- Data block
------------------------

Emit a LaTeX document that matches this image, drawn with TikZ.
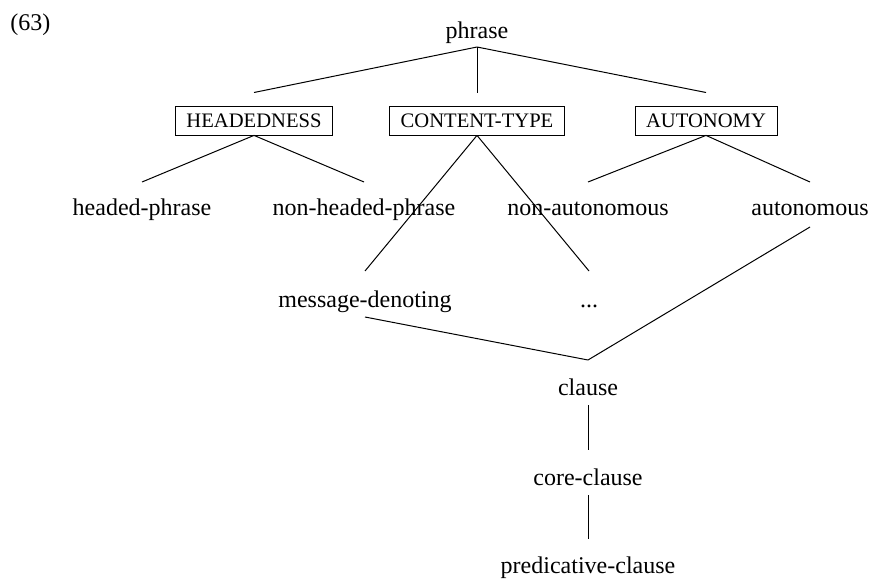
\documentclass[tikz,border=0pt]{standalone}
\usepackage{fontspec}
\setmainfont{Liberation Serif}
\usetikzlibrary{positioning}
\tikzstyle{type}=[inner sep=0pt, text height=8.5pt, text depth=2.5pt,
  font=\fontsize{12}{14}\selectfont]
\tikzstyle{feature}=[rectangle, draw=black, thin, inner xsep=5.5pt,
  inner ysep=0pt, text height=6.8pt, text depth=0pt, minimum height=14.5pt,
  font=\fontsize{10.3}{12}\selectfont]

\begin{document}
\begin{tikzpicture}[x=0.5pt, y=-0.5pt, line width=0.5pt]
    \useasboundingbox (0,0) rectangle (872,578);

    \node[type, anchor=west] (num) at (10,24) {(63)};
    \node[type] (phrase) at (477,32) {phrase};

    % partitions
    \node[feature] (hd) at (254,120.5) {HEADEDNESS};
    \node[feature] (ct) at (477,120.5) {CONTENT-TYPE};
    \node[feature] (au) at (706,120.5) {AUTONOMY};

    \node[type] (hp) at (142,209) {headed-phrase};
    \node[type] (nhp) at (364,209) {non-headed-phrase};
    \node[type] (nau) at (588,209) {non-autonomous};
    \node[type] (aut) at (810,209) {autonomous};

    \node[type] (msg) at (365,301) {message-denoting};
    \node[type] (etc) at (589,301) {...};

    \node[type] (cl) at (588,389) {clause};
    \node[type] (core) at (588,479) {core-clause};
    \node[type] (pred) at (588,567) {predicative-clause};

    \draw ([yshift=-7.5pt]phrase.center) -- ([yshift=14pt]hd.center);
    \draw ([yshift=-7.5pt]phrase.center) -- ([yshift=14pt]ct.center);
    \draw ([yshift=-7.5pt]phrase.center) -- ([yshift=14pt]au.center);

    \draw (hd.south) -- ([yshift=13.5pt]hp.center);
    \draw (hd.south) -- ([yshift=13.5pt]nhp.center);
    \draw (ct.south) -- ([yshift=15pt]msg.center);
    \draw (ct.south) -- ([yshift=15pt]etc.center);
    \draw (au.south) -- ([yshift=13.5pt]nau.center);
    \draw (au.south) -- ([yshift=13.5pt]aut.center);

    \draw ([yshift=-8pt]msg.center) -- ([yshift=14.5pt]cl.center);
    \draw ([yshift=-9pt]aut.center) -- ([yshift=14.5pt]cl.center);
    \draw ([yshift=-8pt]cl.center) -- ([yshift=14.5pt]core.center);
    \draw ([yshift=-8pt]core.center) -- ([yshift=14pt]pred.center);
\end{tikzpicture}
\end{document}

------------------------

- What to work on
Give back exactly the lines from the first line of the data through the line with "(0,0) rectangle (872,578);", pictures excluded.

- Written response
Emit a LaTeX document that matches this image, drawn with TikZ.
\documentclass[tikz,border=0pt]{standalone}
\usepackage{fontspec}
\setmainfont{Liberation Serif}
\usetikzlibrary{positioning}
\tikzstyle{type}=[inner sep=0pt, text height=8.5pt, text depth=2.5pt,
  font=\fontsize{12}{14}\selectfont]
\tikzstyle{feature}=[rectangle, draw=black, thin, inner xsep=5.5pt,
  inner ysep=0pt, text height=6.8pt, text depth=0pt, minimum height=14.5pt,
  font=\fontsize{10.3}{12}\selectfont]

\begin{document}
\begin{tikzpicture}[x=0.5pt, y=-0.5pt, line width=0.5pt]
    \useasboundingbox (0,0) rectangle (872,578);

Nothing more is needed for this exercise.